The combination of chlorine, moisture and mold held within the cork has caused a condition known as 2,4,6-Trichloroanisole or TCA. Lets stick with calling it TCA. The chlorine has been used in the cork cleaning process earlier in the little corks life, and now with moisture and certain molds, there goes another bottle tainted again. Maybe $8 of undrinkable wine or maybe a $280 bottle, corks don’t care.
My own experience with tainted bottles of wine and faulty corks have been few and far between, I have opened and poured 1000′s of bottles and have definitely had dining guests that were not familiar with the wine being served and probably thought that was how that wine was supposed to taste. Some of the tainted bottles are less severe than others, so I can see where it could go unrecognized or unchallenged by a guest. Some may think this sure is a fruitless, bland, kind of unpleasant musty wine, but hey, it is French, so I better just grin and bear it. Another tainted bottle down the hatch without anyone keeping a tally.

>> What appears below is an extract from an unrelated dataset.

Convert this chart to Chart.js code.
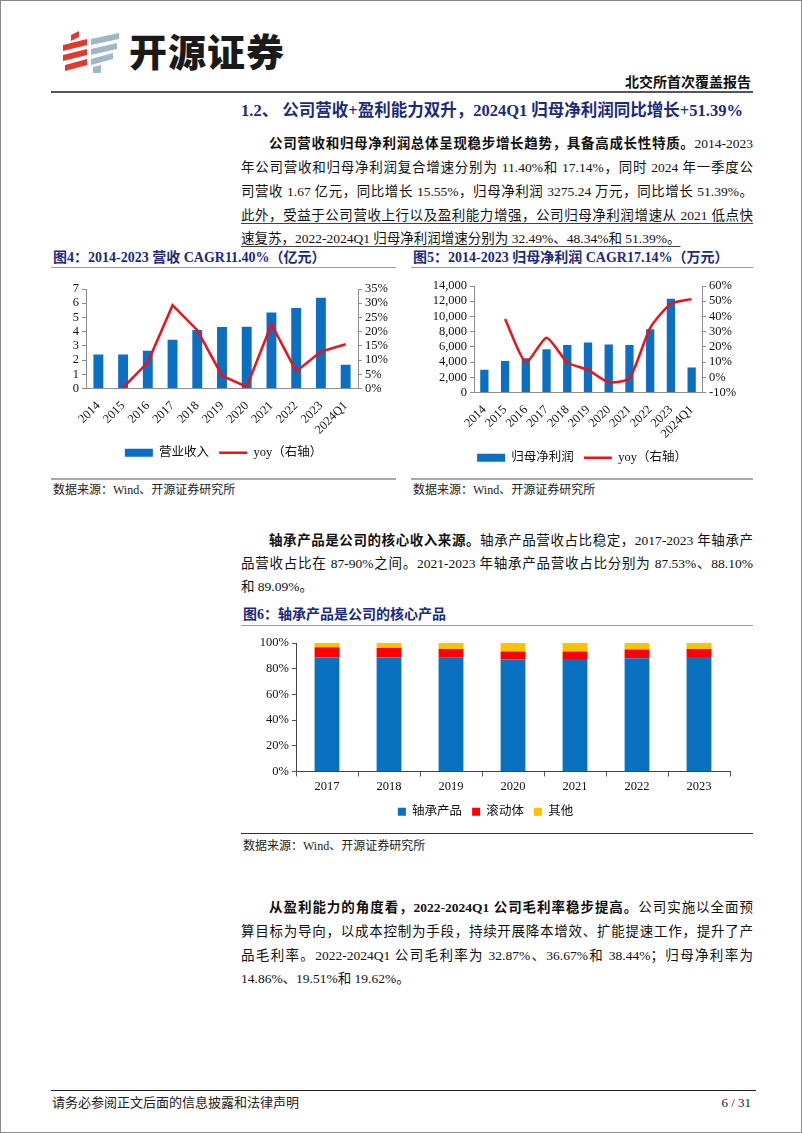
<!DOCTYPE html>
<html>
<head>
<meta charset="utf-8">
<script src="https://cdn.jsdelivr.net/npm/chart.js@4.4.1/dist/chart.umd.min.js"></script>
<style>
body { margin: 0; }
#page { position: relative; width: 802px; height: 1133px; box-sizing: border-box; border: 1px solid #8a8a8a; background: #fff;
  font-family: "Liberation Serif", "Noto Sans CJK SC", serif; color: #111; overflow: hidden; }
.abs { position: absolute; }
.ln { position: absolute; left: 240px; width: 512px; font-size: 13.5px; line-height: 20px; text-align: justify; text-align-last: justify; }
.ln.last { text-align-last: left; }
.ln.ind { padding-left: 28px; width: 484px; }
.u { text-decoration: underline; text-decoration-color: #444; text-underline-offset: 3px; }
.navy { color: #1c2a7c; font-weight: bold; }
.ftitle { position: absolute; font-size: 14px; line-height: 18px; white-space: nowrap; }
.rule { position: absolute; height: 0; }
.src { position: absolute; font-size: 12px; line-height: 16px; color: #222; }
.box { position: absolute; }
</style>
</head>
<body>
<div id="page">
  <!-- logo -->
  <svg class="abs" style="left:60px;top:28px" width="62" height="46" viewBox="0 0 62 46">
    <polygon points="10,6 18,2 18,8 10,12" fill="#e03a2f"/>
    <polygon points="2,16 26,10 26,16 2,22" fill="#e03a2f"/>
    <polygon points="2,26 26,20 26,26 2,32" fill="#e03a2f"/>
    <polygon points="4,36 26,30 26,36 4,42" fill="#e03a2f"/>
    <polygon points="30,10 58,4 58,10 30,16" fill="#9fb8c8"/>
    <polygon points="30,20 56,14 56,20 30,26" fill="#9fb8c8"/>
    <polygon points="30,30 52,24 52,30 30,36" fill="#9fb8c8"/>
    <polygon points="32,38 40,36 40,44 32,44" fill="#9fb8c8"/>
  </svg>
  <div class="abs" style="left:128px;top:26px;font-family:'Noto Sans CJK SC';font-weight:900;font-size:38px;line-height:46px;color:#1a1a1a;letter-spacing:1px">开源证券</div>
  <div class="abs" style="right:50px;top:73px;font-size:14px;font-weight:bold;line-height:18px">北交所首次覆盖报告</div>
  <div class="rule" style="left:50px;width:702px;top:90px;border-top:2px solid #555"></div>

  <div class="abs navy" style="left:240px;top:99px;font-size:16.5px;line-height:22px;white-space:nowrap">1.2、 公司营收+盈利能力双升，2024Q1 归母净利润同比增长+51.39%</div>

  <div class="ln ind" style="top:133px"><b>公司营收和归母净利润总体呈现稳步增长趋势，具备高成长性特质。</b>2014-2023</div>
  <div class="ln" style="top:157px">年公司营收和归母净利润复合增速分别为 11.40%和 17.14%，同时 2024 年一季度公</div>
  <div class="ln" style="top:181px">司营收 1.67 亿元，同比增长 15.55%，归母净利润 3275.24 万元，同比增长 51.39%。</div>
  <div class="ln" style="top:205px"><span class="u">此外，受益于公司营收上行以及盈利能力增强，公司归母净利润增速从 2021 低点快</span></div>
  <div class="ln last" style="top:228px"><span class="u">速复苏，2022-2024Q1 归母净利润增速分别为 32.49%、48.34%和 51.39%。</span></div>

  <div class="ftitle navy" style="left:52px;top:248px">图4：2014-2023 营收 CAGR11.40%（亿元）</div>
  <div class="rule" style="left:50px;width:345px;top:266px;border-top:1px solid #9a9a9a"></div>
  <div class="ftitle navy" style="left:412px;top:248px">图5：2014-2023 归母净利润 CAGR17.14%（万元）</div>
  <div class="rule" style="left:410px;width:342px;top:266px;border-top:1px solid #9a9a9a"></div>

  <div class="box" style="left:50px;top:270px;width:345px;height:198px"><canvas id="revChart"></canvas></div>
  <div class="box" style="left:410px;top:270px;width:342px;height:203px"><canvas id="profitChart"></canvas></div>

  <div class="rule" style="left:50px;width:345px;top:477px;border-top:2px solid #a8a8a8"></div>
  <div class="src" style="left:52px;top:481px">数据来源：Wind、开源证券研究所</div>
  <div class="rule" style="left:410px;width:342px;top:477px;border-top:2px solid #a8a8a8"></div>
  <div class="src" style="left:412px;top:481px">数据来源：Wind、开源证券研究所</div>

  <div class="ln ind" style="top:530px"><b>轴承产品是公司的核心收入来源。</b>轴承产品营收占比稳定，2017-2023 年轴承产</div>
  <div class="ln" style="top:553px">品营收占比在 87-90%之间。2021-2023 年轴承产品营收占比分别为 87.53%、88.10%</div>
  <div class="ln last" style="top:576px">和 89.09%。</div>

  <div class="ftitle navy" style="left:242px;top:605px">图6：轴承产品是公司的核心产品</div>
  <div class="rule" style="left:240px;width:512px;top:624px;border-top:1px solid #9a9a9a"></div>
  <div class="box" style="left:240px;top:630px;width:512px;height:197px"><canvas id="mixChart"></canvas></div>
  <div class="rule" style="left:240px;width:512px;top:832px;border-top:1px solid #333"></div>
  <div class="src" style="left:242px;top:837px">数据来源：Wind、开源证券研究所</div>

  <div class="ln ind" style="top:897px"><b>从盈利能力的角度看，2022-2024Q1 公司毛利率稳步提高。</b>公司实施以全面预</div>
  <div class="ln" style="top:921px">算目标为导向，以成本控制为手段，持续开展降本增效、扩能提速工作，提升了产</div>
  <div class="ln" style="top:945px">品毛利率。2022-2024Q1 公司毛利率为 32.87%、36.67%和 38.44%；归母净利率为</div>
  <div class="ln last" style="top:968px">14.86%、19.51%和 19.62%。</div>

  <div class="rule" style="left:50px;width:705px;top:1089px;border-top:1.5px solid #222"></div>
  <div class="src" style="left:51px;top:1094px;font-size:13px">请务必参阅正文后面的信息披露和法律声明</div>
  <div class="src" style="right:50px;top:1094px;font-size:13px">6 / 31</div>
</div>

<script>
// 图4 营收（亿元）及同比
const revLabels = ['2014', '2015', '2016', '2017', '2018', '2019', '2020', '2021', '2022', '2023', '2024Q1'];
const revenue = [2.39, 2.40, 2.65, 3.43, 4.11, 4.32, 4.34, 5.35, 5.66, 6.38, 1.67];
const revenueYoy = [null, 0.3, 9.2, 29.3, 20.5, 4.5, 0.6, 22.6, 6.0, 13.0, 15.55];

// 图5 归母净利润（万元）及同比
const profitLabels = ['2014', '2015', '2016', '2017', '2018', '2019', '2020', '2021', '2022', '2023', '2024Q1'];
const netProfit = [2980, 4150, 4500, 5690, 6260, 6560, 6300, 6260, 8310, 12330, 3275.24];
const netProfitYoy = [null, 38.3, 9.8, 26.0, 9.8, 4.8, -3.3, -0.7, 32.49, 48.34, 51.39];

// 图6 收入结构
const mixYears = ['2017', '2018', '2019', '2020', '2021', '2022', '2023'];
const bearingShare = [88.7, 88.7, 88.6, 87.1, 87.53, 88.10, 89.09];
const rollerShare = [8.0, 7.4, 6.7, 6.2, 5.8, 6.8, 6.3];
const otherShare = [3.3, 3.9, 4.7, 6.7, 6.6, 5.1, 4.6];

const serif = "'Liberation Serif', 'Noto Sans CJK SC', serif";
const tickFont = { family: serif, size: 12.5 };
const legendFont = { family: serif, size: 12.5 };
const barBlue = '#0d6fc2';
const lineRed = '#e8131b';
const axisGray = '#8c8c8c';

function fixWidth(w) {
    return function (scale) { scale.width = w; };
}
function fixHeight(h) {
    return function (scale) { scale.height = h; };
}

function dualAxisChart(id, labels, bars, yoy, barName, opts) {
    const ctx = document.getElementById(id).getContext('2d');
    return new Chart(ctx, {
        data: {
            labels: labels,
            datasets: [{
                type: 'line',
                label: 'yoy（右轴）',
                data: yoy,
                yAxisID: 'y1',
                borderColor: lineRed,
                backgroundColor: lineRed,
                borderWidth: 2.5,
                pointRadius: 0,
                pointStyle: 'line',
                tension: opts.tension,
                order: 0
            }, {
                type: 'bar',
                label: barName,
                data: bars,
                yAxisID: 'y',
                backgroundColor: barBlue,
                barPercentage: 0.4,
                categoryPercentage: 1,
                pointStyle: 'rect',
                order: 1
            }]
        },
        options: {
            responsive: true,
            maintainAspectRatio: false,
            animation: false,
            layout: { padding: { top: opts.top, left: 0, right: 0, bottom: 0 } },
            plugins: {
                tooltip: { enabled: false },
                legend: {
                    position: 'bottom',
                    reverse: true,
                    labels: {
                        usePointStyle: true,
                        pointStyleWidth: 28,
                        boxHeight: 8,
                        padding: 10,
                        color: '#111',
                        font: legendFont
                    }
                }
            },
            scales: {
                x: {
                    afterFit: fixHeight(opts.xHeight),
                    grid: { display: false },
                    border: { display: true, color: axisGray, width: 1 },
                    ticks: { color: '#111', font: tickFont, minRotation: 45, maxRotation: 45, autoSkip: false, padding: 2 }
                },
                y: {
                    position: 'left',
                    min: opts.yMin, max: opts.yMax,
                    afterFit: fixWidth(opts.leftW),
                    grid: { drawOnChartArea: false, drawTicks: true, tickLength: 4, color: axisGray },
                    border: { display: true, color: axisGray, width: 1 },
                    ticks: { stepSize: opts.yStep, autoSkip: false, color: '#111', font: tickFont, padding: 3,
                        callback: v => v.toLocaleString('en-US') }
                },
                y1: {
                    position: 'right',
                    min: opts.y1Min, max: opts.y1Max,
                    afterFit: fixWidth(opts.rightW),
                    grid: { drawOnChartArea: false, drawTicks: true, tickLength: 4, color: axisGray },
                    border: { display: true, color: axisGray, width: 1 },
                    ticks: { stepSize: opts.y1Step, autoSkip: false, color: '#111', font: tickFont, padding: 3,
                        callback: v => v + '%' }
                }
            }
        }
    });
}

dualAxisChart('revChart', revLabels, revenue, revenueYoy, '营业收入', {
    tension: 0, top: 18, xHeight: 48, leftW: 35, rightW: 38,
    yMin: 0, yMax: 7, yStep: 1, y1Min: 0, y1Max: 35, y1Step: 5
});

dualAxisChart('profitChart', profitLabels, netProfit, netProfitYoy, '归母净利润', {
    tension: 0.2, top: 15, xHeight: 49, leftW: 63, rightW: 51,
    yMin: 0, yMax: 14000, yStep: 2000, y1Min: -10, y1Max: 60, y1Step: 10
});

// 图6 堆积柱
const mixCtx = document.getElementById('mixChart').getContext('2d');
new Chart(mixCtx, {
    type: 'bar',
    data: {
        labels: mixYears,
        datasets: [{
            label: '轴承产品',
            data: bearingShare,
            backgroundColor: '#0a70c0'
        }, {
            label: '滚动体',
            data: rollerShare,
            backgroundColor: '#fe0000'
        }, {
            label: '其他',
            data: otherShare,
            backgroundColor: '#ffc000'
        }]
    },
    options: {
        responsive: true,
        maintainAspectRatio: false,
        animation: false,
        datasets: { bar: { barPercentage: 0.4, categoryPercentage: 1 } },
        layout: { padding: { top: 12, left: 0, right: 23, bottom: 0 } },
        plugins: {
            tooltip: { enabled: false },
            legend: {
                position: 'bottom',
                labels: { boxWidth: 8, boxHeight: 8, padding: 10, color: '#111', font: legendFont }
            }
        },
        scales: {
            x: {
                stacked: true,
                afterFit: fixHeight(24),
                grid: { drawOnChartArea: false, drawTicks: true, tickLength: 5, color: '#555' },
                border: { display: true, color: '#444', width: 1 },
                ticks: { color: '#111', font: tickFont, padding: 3 }
            },
            y: {
                stacked: true,
                min: 0, max: 100,
                afterFit: fixWidth(55),
                grid: { drawOnChartArea: false, drawTicks: true, tickLength: 4, color: '#555' },
                border: { display: true, color: '#444', width: 1 },
                ticks: { stepSize: 20, autoSkip: false, color: '#111', font: tickFont, padding: 3, callback: v => v + '%' }
            }
        }
    }
});
</script>
</body>
</html>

At the large tastings with 100+ wineries pouring their product to a wine knowledgeable crowd, a corked bottle will be called out right away. Sometimes a little too loud, as if the winery representative had a part in the conspiracy to pour bad wine. That wine will be tasted for a second opinion and placed right under the table as if nothing ever happened, making this another scene with no tally taken.
So the inside scoop comes from the professional tasters and wine writers with a budget who have the luxury of weekly and monthly sit down tastings from 10 to 100 bottles at a time. They make serious judgments on every wine and the tainted wines are easily identified and tallied. If they say 1 in 10 bottles are effected, I’ll go with them on that. I must be lucky not to run into them that often in my personal wine drinking.
The cork industry however, absolutely thinks that these numbers are unrealistic and bash the good, honest corkers. The cork producers are able to admit to about 1-2% of wines becoming tainted due to tarnished corks.
It’s just a fact of wine drinking life, but it is costing consumers money, from occasional drinkers, collectors and everyone in between. Reputable wine merchants will replace the bottle and most restaurants also.
Many people want change, and the synthetic cork industry is ready to oblige. There are a few manufacturers out there now that are producing these plasticy, rubber corks that are made from ethylene vinyl acetate. Some come in cork camouflage colors while others are orange and purple and scream “Look at me, wine snobs, I’m not cork”. If these synthetic corks can eliminate TCA in wine, and will not crack or break in half if opened wrong, then they might have a following one of these days.
Another benefit to these synthetics are that they do not need moisture to create an air tight seal, therefore the wine does not have to be placed on it’s side to keep the cork moist and the air tight seal perfect. Many wine merchants keep the wine standing up on the retail shelves for far too long. I have seen bottles standing for a month, this will dry out the cork, let some air in, and oxidize the wine.
Real cork however is not going anywhere for now, it will take decades to see if wineries old and new are ready or willing to change over. The synthetics have to prove that over long periods of cellaring they do not impart any flavor or residue, and have the ability to keep a perfect airtight seal.
One more alternative is the screwcap. A hundred dollar bottle of fine wine with a Mad Dog 20/20 screwcap? That’s right, and it’s airtight. Plumpjack winery in Napa Valley is already onto it because they are tired of the high spoilage rate of cork. Their 1997 Reserve Cabernet Sauvignon will be released with a screwcap retailing at $135 a bottle, and they will also bottle some with the traditional cork retailing for $125 a bottle. These guys are cutting edge for a winery that produces fine wine, and are the first premium winery to do so. I bet it flies off the shelf. Think of the $10 you could save on a corkscrew.